* **Stated exercise**
Would you print the records below from the first line through the line containing "half = bar_w / 2", skipping the pictures?
##########
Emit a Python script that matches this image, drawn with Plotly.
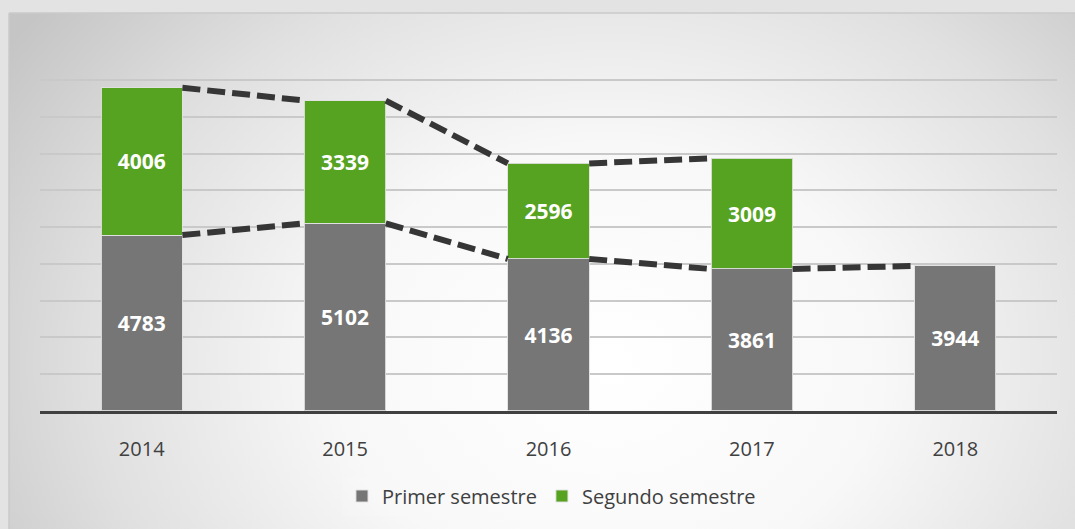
import base64
import plotly.graph_objects as go

years = ["2014", "2015", "2016", "2017", "2018"]
primer = [4783, 5102, 4136, 3861, 3944]
segundo = [4006, 3339, 2596, 3009, None]

W, H = 1075, 529
xpos = list(range(len(years)))
bar_w = 0.4
half = bar_w / 2

# background radial gradient (SVG)
svg = '''<svg xmlns="http://www.w3.org/2000/svg" width="1066" height="516" viewBox="0 0 1066 516">
<defs><radialGradient id="g" gradientUnits="userSpaceOnUse" cx="600" cy="350" r="720" gradientTransform="translate(600 350) scale(1 0.8) translate(-600 -350)">
<stop offset="0" stop-color="#ffffff"/><stop offset="0.38" stop-color="#f8f8f8"/><stop offset="0.72" stop-color="#e0e0e0"/><stop offset="1" stop-color="#c5c5c5"/>
</radialGradient></defs><rect width="1066" height="516" fill="url(#g)"/></svg>'''
src = "data:image/svg+xml;base64," + base64.b64encode(svg.encode()).decode()

fig = go.Figure()
fig.add_trace(go.Bar(
    x=xpos, y=primer, name="Primer semestre", width=bar_w,
    marker=dict(color="#767676", line=dict(color="rgba(225,225,225,0.9)", width=1)),
    text=[str(v) for v in primer], textposition="inside", insidetextanchor="middle",
    textangle=0, textfont=dict(family="Open Sans", size=21, color="white", weight="bold"),
    hoverinfo="skip"))
fig.add_trace(go.Bar(
    x=xpos, y=segundo, name="Segundo semestre", width=bar_w,
    marker=dict(color="#56a221", line=dict(color="rgba(225,225,225,0.9)", width=1)),
    text=[str(v) if v else "" for v in segundo], textposition="inside", insidetextanchor="middle",
    textangle=0, textfont=dict(family="Open Sans", size=21, color="white", weight="bold"),
    hoverinfo="skip"))

# dashed connectors
def connectors(vals):
    xs, ys = [], []
    for i in range(len(vals) - 1):
        if vals[i] is None or vals[i + 1] is None:
            continue
        xs += [xpos[i] + half, xpos[i + 1] - half, None]
        ys += [vals[i], vals[i + 1], None]
    return xs, ys

totals = [p + s if s is not None else None for p, s in zip(primer, segundo)]
for vals in (primer, totals):
    xs, ys = connectors(vals)
    fig.add_trace(go.Scatter(x=xs, y=ys, mode="lines", showlegend=False, hoverinfo="skip",
                             line=dict(color="#363636", width=6, dash="18px,7px")))

ymax = 9080
px_per = 331 / 9000
top_px = 411 - ymax * px_per

fig.update_layout(
    width=W, height=H, barmode="stack",
    margin=dict(l=0, r=0, t=0, b=0),
    paper_bgcolor="#e3e3e3", plot_bgcolor="rgba(0,0,0,0)",
    font=dict(family="Open Sans", color="#404040"),
    images=[dict(source=src, xref="paper", yref="paper", x=9 / W, y=1 - 13 / H,
                 sizex=(W - 9) / W, sizey=(H - 13) / H, sizing="stretch",
                 xanchor="left", yanchor="top", layer="below")],
    shapes=[dict(type="line", xref="paper", yref="paper", x0=9 / W, x1=1, y0=1 - 13 / H, y1=1 - 13 / H,
                 line=dict(color="#cacaca", width=1.5)),
            dict(type="line", xref="paper", yref="paper", x0=9 / W, x1=9 / W, y0=0, y1=1 - 13 / H,
                 line=dict(color="#cacaca", width=1.5))],
    xaxis=dict(domain=[40 / W, 1057 / W], range=[-0.5, 4.5], tickmode="array",
               tickvals=xpos, ticktext=years, showgrid=False, zeroline=False,
               showline=True, linecolor="#404040", linewidth=3,
               ticks="outside", ticklen=18, tickcolor="rgba(0,0,0,0)",
               tickfont=dict(size=20, color="#404040")),
    yaxis=dict(domain=[1 - 411 / H, 1 - top_px / H], range=[0, ymax], dtick=1000,
               showgrid=True, gridcolor="#c9c9c9", gridwidth=1.5,
               showticklabels=False, zeroline=False),
    legend=dict(orientation="h", x=0.513, xanchor="center", y=1 - 496 / H, yanchor="middle",
                font=dict(size=20, color="#404040"), bgcolor="rgba(255,255,255,0.12)",
                traceorder="normal"),
    showlegend=True,
)

fig.write_html("out.html", config={"displayModeBar": False},
               post_script="document.body.style.margin='0';document.body.style.padding='0';")
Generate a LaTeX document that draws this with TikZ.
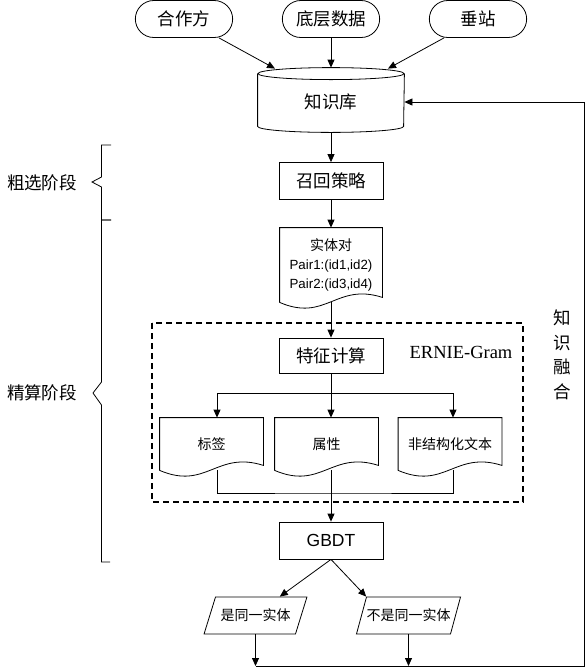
\documentclass[tikz,border=0pt]{standalone}
\usepackage{fontspec}
\setmainfont{Liberation Sans}
\newfontfamily\cjk{Noto Sans CJK SC}
\newfontfamily\ernie{Liberation Serif}
\usepackage{tikz}
\usetikzlibrary{calc,arrows.meta,shapes.misc,shapes.geometric}
\tikzstyle{source}  = [rounded rectangle, minimum width=104pt, minimum height=37pt, draw=black, font=\cjk\fontsize{17.5}{20}\selectfont]
\tikzstyle{process} = [rectangle, minimum width=104pt, minimum height=37pt, draw=black, font=\cjk\fontsize{17.5}{20}\selectfont]
\tikzstyle{doc}     = [rectangle, minimum width=103pt, minimum height=52pt, align=center, font=\cjk\fontsize{14}{19}\selectfont]
\tikzstyle{io}      = [trapezium, trapezium left angle=63, trapezium right angle=117, trapezium stretches=true, minimum width=103pt, minimum height=37pt, inner xsep=0pt, draw=black, font=\cjk\fontsize{14}{16}\selectfont]
\tikzstyle{label}   = [font=\cjk\fontsize{17.5}{24.5}\selectfont, align=center]
\tikzstyle{arrow}   = [->,>={Triangle[length=8pt,width=7pt]}]
% outline of a document box with a wavy bottom
\newcommand{\docwave}[1]{%
  \draw (#1.south west) -- (#1.north west) -- (#1.north east) -- ([yshift=5pt]#1.south east)
    .. controls ($(#1.south)+(5pt,20pt)$) and ($(#1.south)+(-5pt,-20pt)$) .. (#1.south west);}
\begin{document}
\begin{tikzpicture}[x=1pt,y=1pt,line width=0.8pt]
        \useasboundingbox (0,0) rectangle (587,-670);

        % data sources and knowledge base
        \node[source] (src1) at (184,-19) {合作方};
        \node[source] (src2) at (331,-19) {底层数据};
        \node[source] (src3) at (478,-19) {垂站};
        \node[rectangle, minimum width=146pt, minimum height=44pt, font=\cjk\fontsize{17.5}{20}\selectfont] (kb) at (331,-102) {知识库};
        \draw ([yshift=6pt]kb.north west) -- ([yshift=-2pt]kb.south west)
              arc[start angle=180, end angle=360, x radius=73, y radius=6] -- ([yshift=6pt]kb.north east);
        \draw ([yshift=6pt]kb.north) ellipse [x radius=73, y radius=6];

        \draw[arrow] ([xshift=35pt]src1.south) -- ([xshift=-56pt,yshift=11pt]kb.north);
        \draw[arrow] (src2.south) -- ([yshift=12pt]kb.north);
        \draw[arrow] ([xshift=-34pt]src3.south) -- ([xshift=57pt,yshift=11pt]kb.north);

        % coarse stage
        \node[process] (recall) at (331,-181) {召回策略};
        \node[doc, minimum width=102pt, minimum height=74pt] (pairs) at (331,-265)
              {实体对\\\fontsize{13.3}{19}\selectfont\rmfamily Pair1:(id1,id2)\\\fontsize{13.3}{19}\selectfont\rmfamily Pair2:(id3,id4)};
        \docwave{pairs}
        \draw[arrow] ([yshift=-8pt]kb.south) -- (recall.north);
        \draw[arrow] (recall.south) -- (pairs.north);

        % fine stage
        \draw[dash pattern=on 6pt off 4pt, line width=1.3pt] (152,-323) rectangle (523,-502);
        \node[process, minimum height=35pt] (feat) at (331,-355.5) {特征计算};
        \node[font=\ernie\fontsize{18.5}{20}\selectfont] (ernie) at (461,-352) {ERNIE-Gram};
        \draw[arrow] (pairs.south) -- (feat.north);

        \node[doc] (lbl)  at (211.5,-444) {标签};
        \node[doc] (attr) at (326.5,-444) {属性};
        \node[doc] (txt)  at (450,-444) {非结构化文本};
        \foreach \d in {lbl,attr,txt} {\docwave{\d}}

        \coordinate (b1) at (217,-393);
        \coordinate (b2) at (331,-393);
        \coordinate (b3) at (453,-393);
        \coordinate (m)  at (331,-493);
        \draw (feat.south) -- (b2);
        \draw (b1) -- (b3);
        \foreach \b/\d in {b1/lbl,b2/attr,b3/txt}
            \draw[arrow] (\b) -- (\b |- \d.north);

        \node[process, font=\fontsize{17.5}{20}\selectfont] (gbdt) at (331,-540.5) {GBDT};
        \draw (b1 |- lbl.south) |- (m) -| (b3 |- txt.south);
        \draw[arrow] (b2 |- attr.south) -- (gbdt.north);

        % results
        \node[io] (yes) at (255.5,-615.5) {是同一实体};
        \node[io] (no)  at (408.5,-615.5) {不是同一实体};
        \draw[arrow] (gbdt.south) -- ($(yes.top left corner)!0.7!(yes.top right corner)$);
        \draw[arrow] (gbdt.south) -- (no.top left corner);

        % knowledge fusion loop
        \coordinate (fb) at (584,-666);
        \draw[arrow] (yes.south) -- (yes.south |- fb);
        \draw[arrow] (no.south) -- (no.south |- fb);
        \draw[arrow] (yes.south |- fb) -- (fb) |- (kb.east);
        \node[label] (fusion) at (562,-355) {知\\识\\融\\合};

        % stage brackets
        \draw (111,-145) -- (101.5,-145) -- (101.5,-177) -- (92,-182) -- (101.5,-187) -- (101.5,-220) -- (111,-220);
        \draw (111,-220) -- (101.5,-220) -- (101.5,-382) -- (93,-393) -- (101.5,-405) -- (101.5,-562) -- (110,-562);
        \node[label] (coarse) at (42,-183) {粗选阶段};
        \node[label] (fine)   at (42,-393) {精算阶段};
\end{tikzpicture}
\end{document}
##########
* **Written solution**
Emit a Python script that matches this image, drawn with Plotly.
import base64
import plotly.graph_objects as go

years = ["2014", "2015", "2016", "2017", "2018"]
primer = [4783, 5102, 4136, 3861, 3944]
segundo = [4006, 3339, 2596, 3009, None]

W, H = 1075, 529
xpos = list(range(len(years)))
bar_w = 0.4
half = bar_w / 2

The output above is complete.